Again, it isn't my claim that people can live on 100 or 150 square feet - far from it. But gardens in fairly small spaces can make a critical difference in diets, providing a margin for survival. Nor am I claiming that this will keep billions people who are being systematically starved alive - far from it. Merely that any analysis of the mitigating factors might wish to include the nutritional and caloric content of garden production.
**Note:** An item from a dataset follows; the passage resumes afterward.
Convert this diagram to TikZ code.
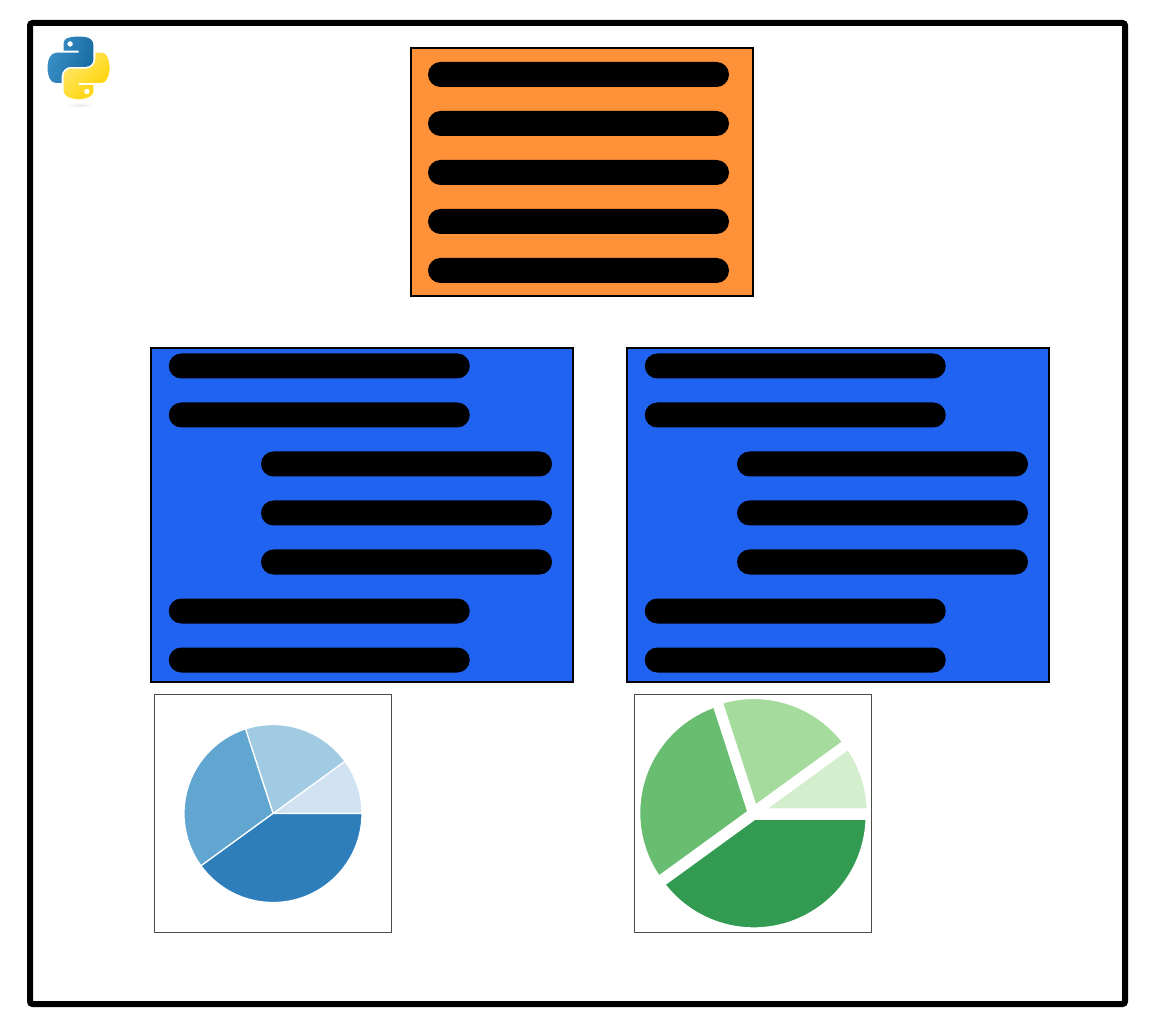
\documentclass[tikz,border=0pt]{standalone}
\usetikzlibrary{svg.path}
\definecolor{barorange}{HTML}{FF9138}
\definecolor{barblue}{HTML}{2163F1}
\definecolor{blueA}{HTML}{D1E2F2}
\definecolor{blueB}{HTML}{A1CBE2}
\definecolor{blueC}{HTML}{60A6D1}
\definecolor{blueD}{HTML}{2E7EBC}
\definecolor{greenA}{HTML}{D3EECD}
\definecolor{greenB}{HTML}{A5DB9D}
\definecolor{greenC}{HTML}{68BD71}
\definecolor{greenD}{HTML}{329B51}
\definecolor{logoblueA}{HTML}{3A90C8}
\definecolor{logoblueB}{HTML}{176A9F}
\definecolor{logoyellowA}{HTML}{FFE768}
\definecolor{logoyellowB}{HTML}{FFD200}
\tikzset{
    panel/.style={draw, line width=.04cm, inner sep=0pt}
}
\tikzset{
    bar/.style={fill=black, inner sep=0pt, minimum width=6.02cm,
    	minimum height=.5cm, rounded corners=.25cm}
}
\tikzset{
    shortbar/.style={bar, minimum width=5.82cm}
}
\tikzset{
    pieframe/.style={draw=black!70, line width=.016cm, inner sep=0pt,
    	minimum width=4.75cm, minimum height=4.76cm}
}
\tikzset{
    thinwedge/.style={draw=white, line width=.025cm},
    widewedge/.style={draw=white, line width=.17cm}
}

\begin{document}
\begin{tikzpicture}
	\useasboundingbox (0cm, 0cm) rectangle (23.18cm, 20.6cm);
	
	\node (frame) [draw, line width=.12cm, rounded corners=.05cm, inner sep=0pt,
		minimum width=21.9cm, minimum height=19.62cm] at (11.55cm, 10.33cm) {};
	
	% python logo
	\shade [inner color=black!9, outer color=white] (1.6cm, 18.5cm) ellipse (.3cm and .05cm);
	\begin{scope}[shift={(.95cm, 19.87cm)}, xscale=.318, yscale=-.318]
		\shade [even odd rule, left color=logoblueA, right color=logoblueB, shading angle=70]
		svg {M 54.918785,0 C 50.335132,0.02221727 45.957846,0.41313697 42.106285,1.0946693 30.760069,3.0991731 28.700036,7.2947714 28.700035,15.032169 v 10.21875 h 26.8125 v 3.40625 h -36.875 c -7.792459,0 -14.6157588,4.683717 -16.7499998,13.59375 -2.46181998,10.212966 -2.57101508,16.586023 0,27.25 1.9059283,7.937852 6.4575432,13.593748 14.2499998,13.59375 h 9.21875 v -12.25 c 0,-8.849902 7.657144,-16.656248 16.75,-16.65625 h 26.78125 c 7.454951,0 13.406253,-6.138164 13.40625,-13.625 v -25.53125 c 0,-7.2663343 -6.12998,-12.7247295 -13.40625,-13.9374995 C 64.281548,0.32794397 59.502438,-0.02037903 54.918785,0 Z M 40.418785,8.21875 c 2.769547,0 5.03125,2.2986456 5.03125,5.1249996 0,2.816336 -2.261703,5.09375 -5.03125,5.09375 -2.779476,0 -5.03125,-2.277415 -5.03125,-5.09375 0,-2.826353 2.251774,-5.1249996 5.03125,-5.1249996 Z};
		\shade [even odd rule, left color=logoyellowA, right color=logoyellowB, shading angle=45]
		svg {M 85.637535,28.657169 v 11.90625 c 0,9.230755 -7.825895,16.999999 -16.75,17 h -26.78125 c -7.335833,0 -13.406249,6.278483 -13.40625,13.625 v 25.531247 c 0,7.266344 6.318588,11.540324 13.40625,13.625004 8.487331,2.49561 16.626237,2.94663 26.78125,0 6.750155,-1.95439 13.406253,-5.88761 13.40625,-13.625004 V 86.500919 h -26.78125 v -3.40625 h 40.187504 c 7.792461,0 10.696251,-5.435408 13.406241,-13.59375 2.79933,-8.398886 2.74544,-16.475776 0,-27.25 -1.92578,-7.757441 -5.60387,-13.59375 -13.406241,-13.59375 Z M 70.575035,93.313419 c 2.779478,0 5.03125,2.277417 5.03125,5.093747 0,2.826354 -2.251775,5.125004 -5.03125,5.125004 -2.76955,0 -5.03125,-2.29865 -5.03125,-5.125004 0,-2.81633 2.261697,-5.093747 5.03125,-5.093747 Z};
	\end{scope}
	
	\node (top) [panel, fill=barorange, minimum width=6.85cm, minimum height=4.96cm] at (11.635cm, 17.16cm) {};
	\node (top1) [bar] at (11.57cm, 19.11cm) {};
	\node (top2) [bar] at (11.57cm, 18.13cm) {};
	\node (top3) [bar] at (11.57cm, 17.15cm) {};
	\node (top4) [bar] at (11.57cm, 16.17cm) {};
	\node (top5) [bar] at (11.57cm, 15.19cm) {};
	
	\node (left) [panel, fill=barblue, minimum width=8.44cm, minimum height=6.68cm] at (7.24cm, 10.3cm) {};
	\node (left1) [bar] at (6.385cm, 13.28cm) {};
	\node (left2) [bar] at (6.385cm, 12.30cm) {};
	\node (left3) [shortbar] at (8.13cm, 11.32cm) {};
	\node (left4) [shortbar] at (8.13cm, 10.34cm) {};
	\node (left5) [shortbar] at (8.13cm, 9.36cm) {};
	\node (left6) [bar] at (6.385cm, 8.38cm) {};
	\node (left7) [bar] at (6.385cm, 7.40cm) {};
	
	\node (right) [panel, fill=barblue, minimum width=8.44cm, minimum height=6.68cm] at (16.765cm, 10.3cm) {};
	\node (right1) [bar] at (15.905cm, 13.28cm) {};
	\node (right2) [bar] at (15.905cm, 12.30cm) {};
	\node (right3) [shortbar] at (17.65cm, 11.32cm) {};
	\node (right4) [shortbar] at (17.65cm, 10.34cm) {};
	\node (right5) [shortbar] at (17.65cm, 9.36cm) {};
	\node (right6) [bar] at (15.905cm, 8.38cm) {};
	\node (right7) [bar] at (15.905cm, 7.40cm) {};
	
	% plain pie
	\coordinate (p) at (5.46cm, 4.33cm);
	\fill [blueA, thinwedge] (p) -- ++(0:1.78cm) arc (0:36:1.78cm) -- cycle;
	\fill [blueB, thinwedge] (p) -- ++(36:1.78cm) arc (36:108:1.78cm) -- cycle;
	\fill [blueC, thinwedge] (p) -- ++(108:1.78cm) arc (108:216:1.78cm) -- cycle;
	\fill [blueD, thinwedge] (p) -- ++(216:1.78cm) arc (216:360:1.78cm) -- cycle;
	\node (plainframe) [pieframe] at (5.46cm, 4.334cm) {};
	
	% exploded pie
	\coordinate (q) at (15.06cm, 4.336cm);
	\fill [greenA, widewedge] ([shift={(18:.04cm)}]q) -- ++(0:2.32cm) arc (0:36:2.32cm) -- cycle;
	\fill [greenB, widewedge] ([shift={(72:.05cm)}]q) -- ++(36:2.32cm) arc (36:108:2.32cm) -- cycle;
	\fill [greenC, widewedge] ([shift={(162:.02cm)}]q) -- ++(108:2.32cm) arc (108:216:2.32cm) -- cycle;
	\fill [greenD, widewedge] ([shift={(288:.05cm)}]q) -- ++(216:2.32cm) arc (216:360:2.32cm) -- cycle;
	\node (splitframe) [pieframe] at (15.06cm, 4.334cm) {};
\end{tikzpicture}
\end{document}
It is also useful to think about the aggregate effects of such gardens - for example, Michael Hamm and Monique Baron have calculated that 3 million 200 square foot gardens in the state of New Jersey, *plus* existing farmland* would be sufficient to feed the state - if the gardens were planted into appropriately nutritious crops. That is, such a 200 square foot garden won't feed a person for a year, but the supplemental value does dramatically reduce the total amount of arable land required to feed a given region. Does this make sense? That is, gardens do not function as simply "supplemental, uncounted" calories - they produce some tiny percentage of needed calories, which added up on large enough scale, makes a huge dent in the practicalities of needed farmland.
There are number of fascinating analyses of this data in Koc, McRae et als _For Hunger Proof Cities_. But your larger point stands - no one is going to be producing all their food on a rooftop, and we will all need calorie crop production. Cuba kept importing rice, and Russia kept growing and importing wheat during the worst of their crises. But I think there's at least as great a tendency to underestimate the potential of small scale food production as there is to overestimate it.
Sharon
I am in agreement with you. Thanks for the leads on other studies. Much appreciated.